- Exercise description -
Look below and pull out each line with the word "chart".

- Material -
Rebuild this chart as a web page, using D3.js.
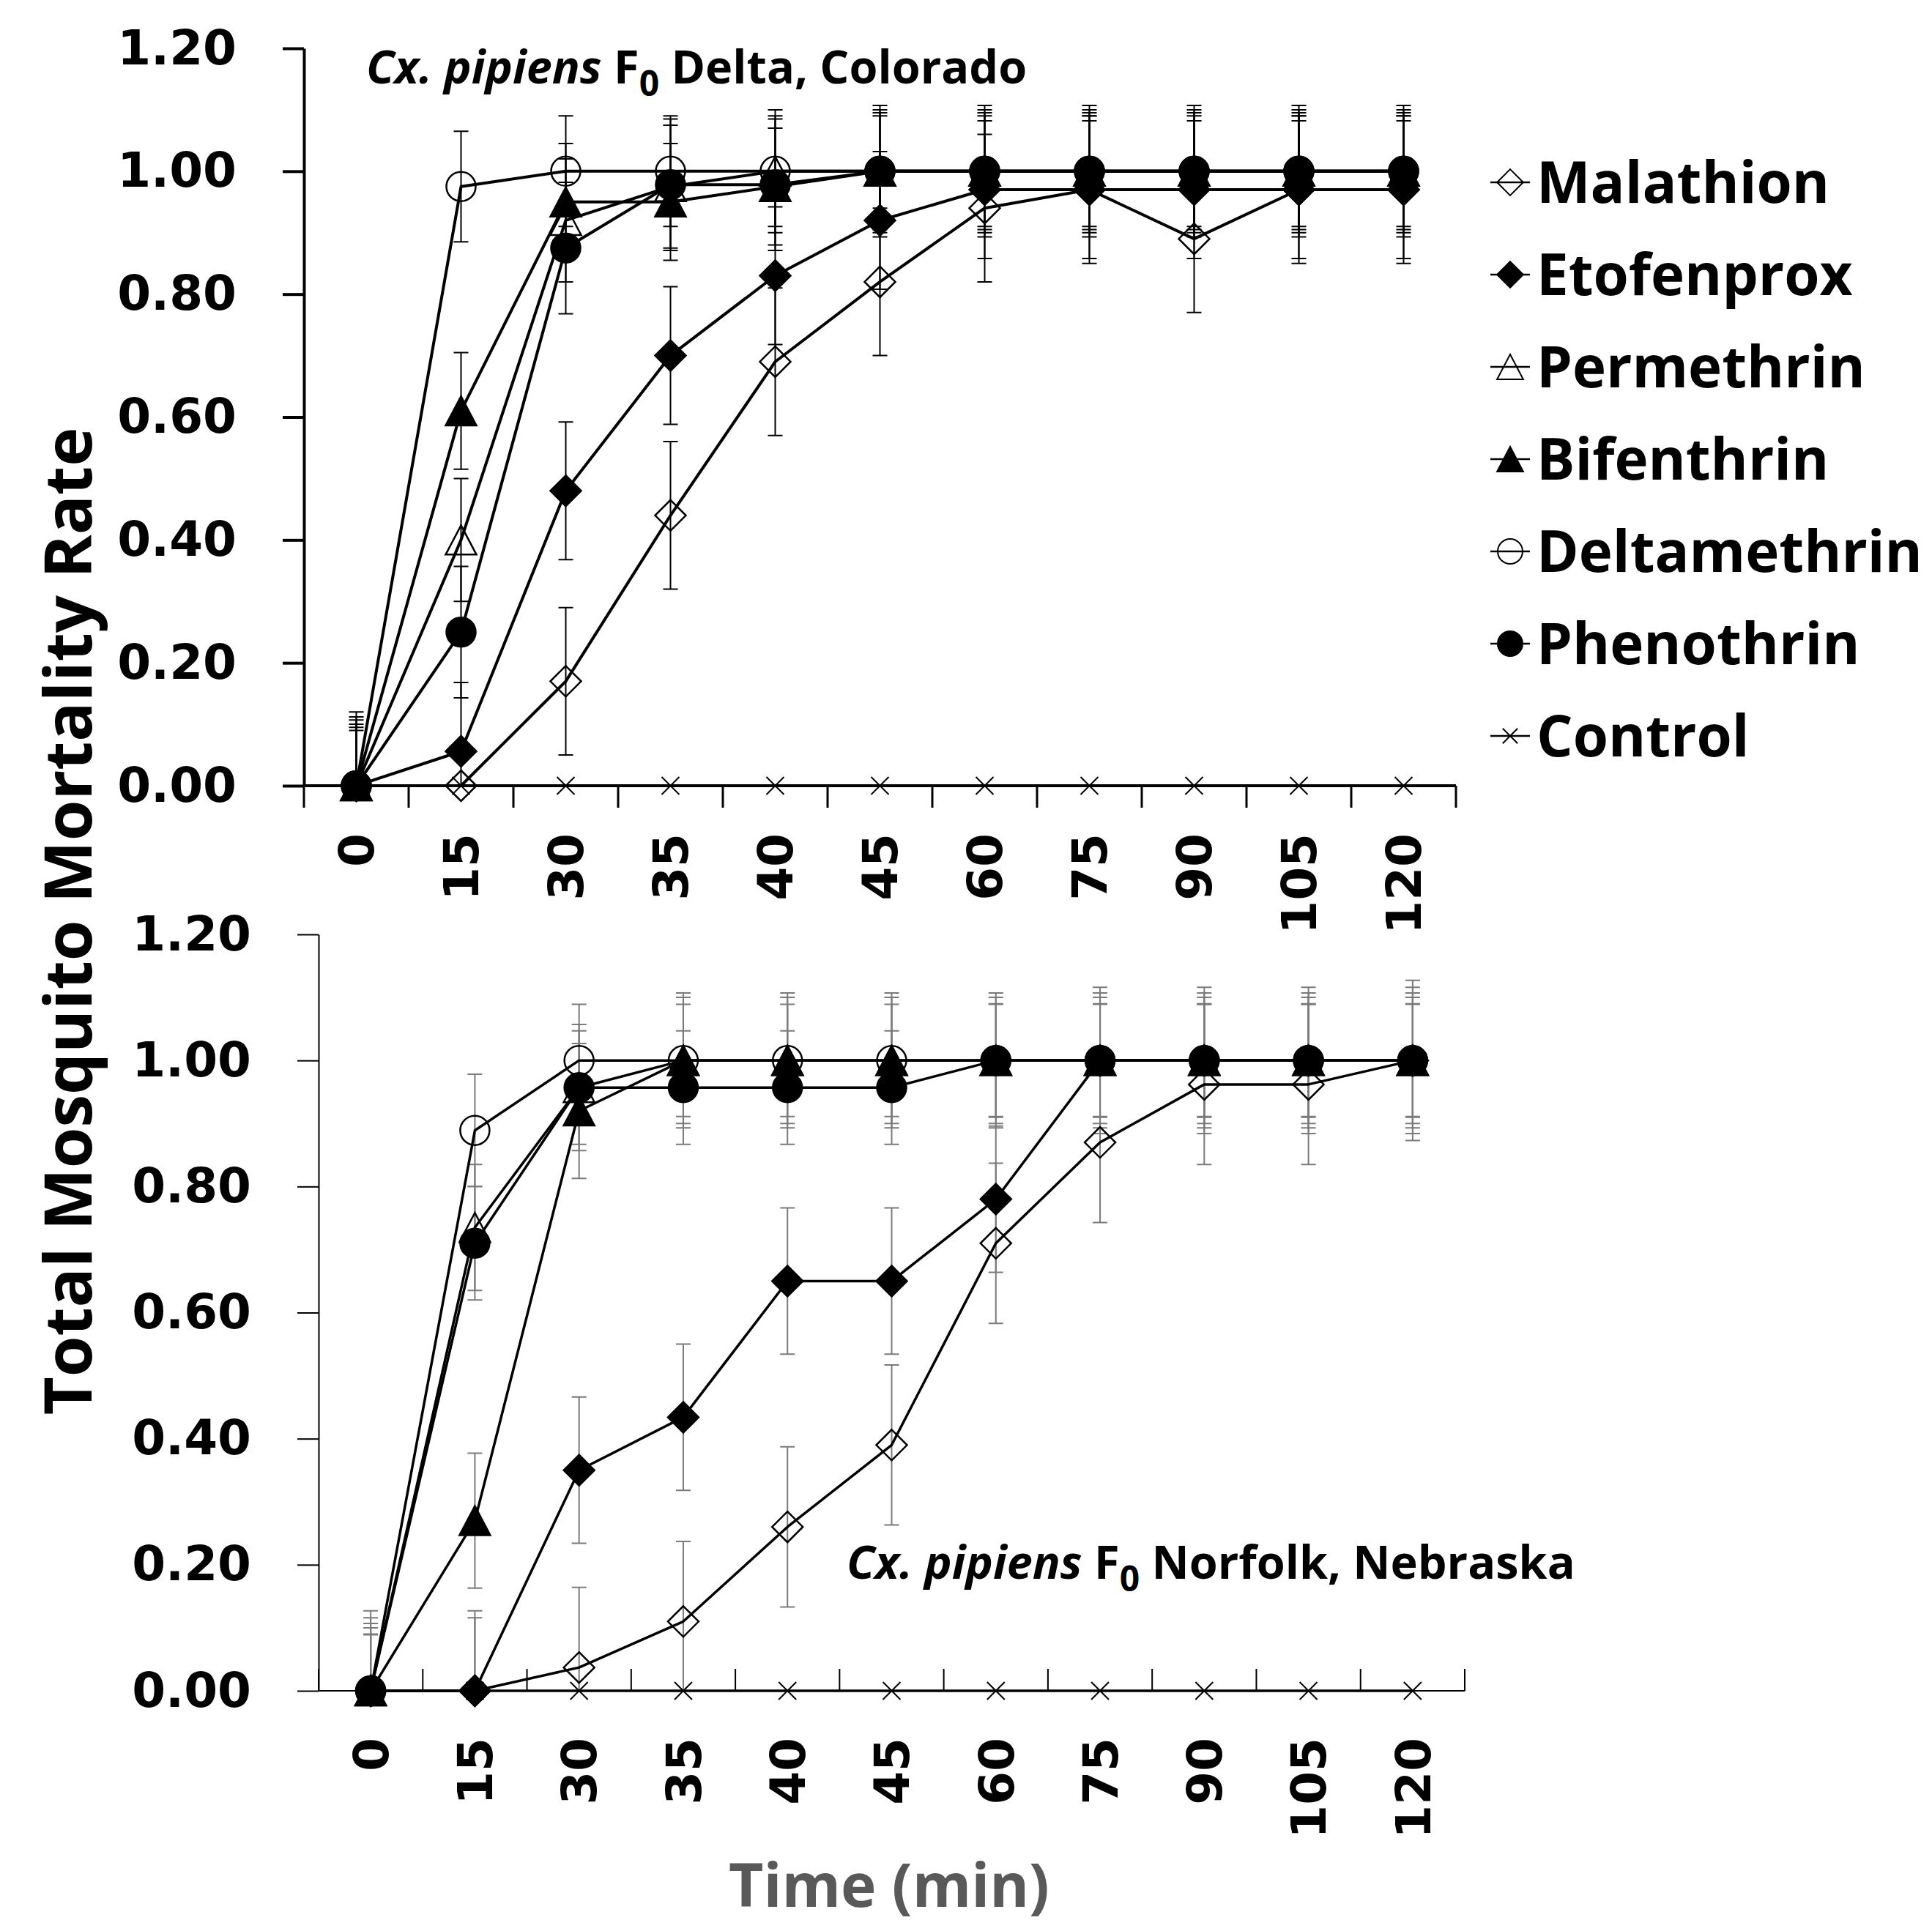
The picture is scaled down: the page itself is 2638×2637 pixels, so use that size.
<!DOCTYPE html>
<html>
<head>
<meta charset="utf-8">
<script src="https://cdn.jsdelivr.net/npm/d3@7"></script>
<style>
  body { margin: 0; background: #fff; }
  svg { display: block; }
</style>
</head>
<body>
<div id="chart"></div>
<script>
(function () {

	// x categories (minutes) and y ticks
	var times = ["0", "15", "30", "35", "40", "45", "60", "75", "90", "105", "120"];
	var yTicks = [0, 0.2, 0.4, 0.6, 0.8, 1.0, 1.2];
	var seriesNames = ["Malathion", "Etofenprox", "Permethrin", "Bifenthrin", "Deltamethrin", "Phenothrin", "Control"];

	// Cx. pipiens F0 Delta, Colorado
	var coMalathion    = [0, 0, 0.17, 0.44, 0.69, 0.82, 0.94, 0.97, 0.89, 0.97, 0.97];
	var coEtofenprox   = [0, 0.056, 0.48, 0.70, 0.83, 0.92, 0.97, 0.97, 0.97, 0.97, 0.97];
	var coPermethrin   = [0, 0.40, 0.92, 0.975, 1, 1, 1, 1, 1, 1, 1];
	var coBifenthrin   = [0, 0.61, 0.95, 0.95, 0.975, 1, 1, 1, 1, 1, 1];
	var coDeltamethrin = [0, 0.975, 1, 1, 1, 1, 1, 1, 1, 1, 1];
	var coPhenothrin   = [0, 0.25, 0.875, 0.978, 0.978, 1, 1, 1, 1, 1, 1];
	var coControl      = [0, 0, 0, 0, 0, 0, 0, 0, 0, 0, 0];

	var coMalathionErr    = [0.12, 0, 0.12, 0.12, 0.12, 0.12, 0.12, 0.12, 0.12, 0.12, 0.12];
	var coEtofenproxErr   = [0.112, 0.112, 0.112, 0.112, 0.112, 0.112, 0.112, 0.112, 0.112, 0.112, 0.112];
	var coPermethrinErr   = [0.10, 0.10, 0.10, 0.10, 0.10, 0.10, 0.10, 0.10, 0.10, 0.10, 0.10];
	var coBifenthrinErr   = [0.095, 0.095, 0.095, 0.095, 0.095, 0.095, 0.095, 0.095, 0.095, 0.095, 0.095];
	var coDeltamethrinErr = [0.09, 0.09, 0.09, 0.09, 0.09, 0.09, 0.09, 0.09, 0.09, 0.09, 0.09];
	var coPhenothrinErr   = [0.107, 0.107, 0.107, 0.107, 0.107, 0.107, 0.107, 0.107, 0.107, 0.107, 0.107];
	var coControlErr      = [0, 0, 0, 0, 0, 0, 0, 0, 0, 0, 0];

	// Cx. pipiens F0 Norfolk, Nebraska
	var neMalathion    = [0, 0, 0.037, 0.11, 0.26, 0.39, 0.71, 0.87, 0.962, 0.962, 1];
	var neEtofenprox   = [0, 0, 0.35, 0.434, 0.65, 0.65, 0.78, 1, 1, 1, 1];
	var nePermethrin   = [0, 0.735, 0.957, 1, 1, 1, 1, 1, 1, 1, 1];
	var neBifenthrin   = [0, 0.27, 0.92, 1, 1, 1, 1, 1, 1, 1, 1];
	var neDeltamethrin = [0, 0.889, 1, 1, 1, 1, 1, 1, 1, 1, 1];
	var nePhenothrin   = [0, 0.71, 0.957, 0.957, 0.957, 0.957, 1, 1, 1, 1, 1];
	var neControl      = [0, 0, 0, 0, 0, 0, 0, 0, 0, 0, 0];

	var neMalathionErr    = [0.127, 0.127, 0.127, 0.127, 0.127, 0.127, 0.127, 0.127, 0.127, 0.127, 0.127];
	var neEtofenproxErr   = [0.116, 0.116, 0.116, 0.116, 0.116, 0.116, 0.116, 0.116, 0.116, 0.116, 0.116];
	var nePermethrinErr   = [0.10, 0.10, 0.10, 0.10, 0.10, 0.10, 0.10, 0.10, 0.10, 0.10, 0.10];
	var neBifenthrinErr   = [0.107, 0.107, 0.107, 0.107, 0.107, 0.107, 0.107, 0.107, 0.107, 0.107, 0.107];
	var neDeltamethrinErr = [0.089, 0.089, 0.089, 0.089, 0.089, 0.089, 0.089, 0.089, 0.089, 0.089, 0.089];
	var nePhenothrinErr   = [0.09, 0.09, 0.09, 0.09, 0.09, 0.09, 0.09, 0.09, 0.09, 0.09, 0.09];
	var neControlErr      = [0, 0, 0, 0, 0, 0, 0, 0, 0, 0, 0];

	var markers = {
		"Malathion":    { shape: "diamond",  fill: false },
		"Etofenprox":   { shape: "diamond",  fill: true },
		"Permethrin":   { shape: "triangle", fill: false },
		"Bifenthrin":   { shape: "triangle", fill: true },
		"Deltamethrin": { shape: "circle",   fill: false },
		"Phenothrin":   { shape: "circle",   fill: true },
		"Control":      { shape: "cross",    fill: false }
	};

	function buildSeries(values, errors) {
		return seriesNames.map(function (name, i) {
			return {
				name: name,
				points: times.map(function (t, j) {
					return { t: t, v: values[i][j], e: errors[i][j] };
				})
			};
		});
	}

	var colorado = buildSeries(
		[coMalathion, coEtofenprox, coPermethrin, coBifenthrin, coDeltamethrin, coPhenothrin, coControl],
		[coMalathionErr, coEtofenproxErr, coPermethrinErr, coBifenthrinErr, coDeltamethrinErr, coPhenothrinErr, coControlErr]);
	var nebraska = buildSeries(
		[neMalathion, neEtofenprox, nePermethrin, neBifenthrin, neDeltamethrin, nePhenothrin, neControl],
		[neMalathionErr, neEtofenproxErr, nePermethrinErr, neBifenthrinErr, neDeltamethrinErr, nePhenothrinErr, neControlErr]);

	var W = 2638, H = 2637;
	var boldFont = "'Open Sans', 'DejaVu Sans', sans-serif";
	var tickFont = "'DejaVu Sans', sans-serif";

	var svg = d3.select("#chart").append("svg")
		.attr("width", W)
		.attr("height", H)
		.attr("viewBox", "0 0 " + W + " " + H);

	function markerPath(shape, k) {
		k = k || 1;
		if (shape === "circle") return d3.symbol(d3.symbolCircle, Math.PI * 400 * k * k)();
		if (shape === "diamond") return "M0," + (-21 * k) + "L" + (21 * k) + ",0L0," + (21 * k) + "L" + (-21 * k) + ",0Z";
		if (shape === "triangle") return "M0," + (-20 * k) + "L" + (21 * k) + "," + (20 * k) + "L" + (-21 * k) + "," + (20 * k) + "Z";
		return "M" + (-12 * k) + "," + (-12 * k) + "L" + (12 * k) + "," + (12 * k) +
			"M" + (-12 * k) + "," + (12 * k) + "L" + (12 * k) + "," + (-12 * k);
	}

	function styleMarker(sel, m) {
		sel.attr("d", markerPath(m.shape))
			.attr("fill", m.fill ? "#000" : "none")
			.attr("stroke", "#000")
			.attr("stroke-width", m.shape === "cross" ? 2 : 2.5);
	}

	function drawPanel(cfg) {
		var g = svg.append("g");

		var x = d3.scaleBand().domain(times).range(cfg.xRange);
		var y = d3.scaleLinear().domain([0, 1.2]).range(cfg.yRange);
		var cx = function (t) { return x(t) + x.bandwidth() / 2; };

		g.append("clipPath").attr("id", cfg.id + "-clip")
			.append("rect")
			.attr("x", cfg.xRange[0] - 40)
			.attr("y", y(1.3))
			.attr("width", cfg.xRange[1] - cfg.xRange[0] + 80)
			.attr("height", y(0) - y(1.3));

		// y axis
		var yAxis = g.append("g")
			.attr("transform", "translate(" + cfg.xRange[0] + ",0)")
			.call(d3.axisLeft(y).tickValues(yTicks).tickSize(29).tickSizeOuter(0)
				.tickPadding(63).tickFormat(d3.format(".2f")));
		yAxis.selectAll("path, line").attr("stroke", "#000").attr("stroke-width", cfg.axisWidth);
		yAxis.selectAll("text")
			.attr("font-family", tickFont)
			.attr("font-weight", "bold")
			.attr("font-size", 66)
			.attr("fill", "#000");

		// x axis line and boundary ticks
		g.append("line")
			.attr("x1", cfg.xRange[0]).attr("x2", cfg.xRange[1])
			.attr("y1", y(0)).attr("y2", y(0))
			.attr("stroke", "#000").attr("stroke-width", cfg.axisWidth);

		var bounds = d3.range(times.length + 1).map(function (i) { return cfg.xRange[0] + i * x.step(); });
		g.selectAll(".xtick").data(bounds).enter().append("line")
			.attr("x1", function (d) { return d; })
			.attr("x2", function (d) { return d; })
			.attr("y1", y(0))
			.attr("y2", y(0) + cfg.tickDir * 30)
			.attr("stroke", "#000").attr("stroke-width", cfg.tickWidth);

		g.selectAll(".xlab").data(times).enter().append("text")
			.attr("transform", function (d) { return "translate(" + cx(d) + "," + cfg.labelTop + ") rotate(-90)"; })
			.attr("text-anchor", "end")
			.attr("dy", "0.36em")
			.attr("font-family", tickFont)
			.attr("font-weight", "bold")
			.attr("font-size", 66)
			.text(function (d) { return d; });

		// error bars
		var eb = g.append("g").attr("clip-path", "url(#" + cfg.id + "-clip)")
			.attr("stroke", cfg.errColor).attr("stroke-width", 2).attr("fill", "none");
		cfg.data.forEach(function (s) {
			var pts = s.points.filter(function (p) { return p.e > 0; });
			eb.selectAll(null).data(pts).enter().append("path")
				.attr("d", function (p) {
					var px = cx(p.t), y1 = y(p.v + p.e), y2 = y(p.v - p.e);
					return "M" + px + "," + y1 + "V" + y2 +
						"M" + (px - 10) + "," + y1 + "H" + (px + 10) +
						"M" + (px - 10) + "," + y2 + "H" + (px + 10);
				});
		});

		// series lines and markers
		var line = d3.line().x(function (p) { return cx(p.t); }).y(function (p) { return y(p.v); });
		cfg.data.forEach(function (s) {
			g.append("path")
				.attr("d", line(s.points))
				.attr("fill", "none")
				.attr("stroke", "#000")
				.attr("stroke-width", cfg.lineWidth)
				.attr("stroke-linejoin", "round");
			g.selectAll(null).data(s.points).enter().append("path")
				.attr("transform", function (p) { return "translate(" + cx(p.t) + "," + y(p.v) + ")"; })
				.call(styleMarker, markers[s.name]);
		});

		// panel title
		var t = g.append("text")
			.attr("x", cfg.titleX).attr("y", cfg.titleY)
			.attr("font-family", boldFont)
			.attr("font-weight", "bold")
			.attr("font-size", 63)
			.attr("fill", "#000");
		t.append("tspan").attr("font-style", "italic").text("Cx. pipiens");
		t.append("tspan").text(" F");
		t.append("tspan").attr("font-size", 48).attr("dy", 17).text("0");
		t.append("tspan").attr("dy", -17).text(" " + cfg.place);
	}

	drawPanel({
		id: "co", data: colorado, place: "Delta, Colorado",
		xRange: [415, 1988], yRange: [1073, 66],
		axisWidth: 4, tickWidth: 3, tickDir: 1, lineWidth: 4,
		labelTop: 1138, errColor: "#000",
		titleX: 500, titleY: 114
	});

	drawPanel({
		id: "ne", data: nebraska, place: "Norfolk, Nebraska",
		xRange: [435, 2000], yRange: [2309, 1276],
		axisWidth: 2, tickWidth: 2, tickDir: -1, lineWidth: 3.5,
		labelTop: 2373, errColor: "#7a7a7a",
		titleX: 1156, titleY: 2156
	});

	// legend
	var legend = svg.append("g").attr("transform", "translate(2062,249)");
	var rows = legend.selectAll("g").data(seriesNames).enter().append("g")
		.attr("transform", function (d, i) { return "translate(0," + (i * 126) + ")"; });
	rows.append("line")
		.attr("x1", -27).attr("x2", 27)
		.attr("stroke", "#000").attr("stroke-width", 2.5);
	rows.append("path")
		.each(function (d) {
			var m = markers[d];
			d3.select(this)
				.attr("d", markerPath(m.shape, 0.85))
				.attr("fill", m.fill ? "#000" : "none")
				.attr("stroke", "#000")
				.attr("stroke-width", 2);
		});
	rows.append("text")
		.attr("x", 36).attr("y", 28)
		.attr("font-family", boldFont)
		.attr("font-weight", "bold")
		.attr("font-size", 78)
		.text(function (d) { return d; });

	// axis titles
	svg.append("text")
		.attr("transform", "translate(125,1258) rotate(-90)")
		.attr("text-anchor", "middle")
		.attr("font-family", boldFont)
		.attr("font-weight", "bold")
		.attr("font-size", 90)
		.text("Total Mosquito Mortality Rate");

	svg.append("text")
		.attr("x", 1214).attr("y", 2604)
		.attr("text-anchor", "middle")
		.attr("font-family", boldFont)
		.attr("font-weight", "bold")
		.attr("font-size", 82)
		.attr("fill", "#595959")
		.text("Time (min)");

}) ();
</script>
</body>
</html>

- Task solution -
Rebuild this chart as a web page, using D3.js.
<div id="chart"></div>
	var svg = d3.select("#chart").append("svg")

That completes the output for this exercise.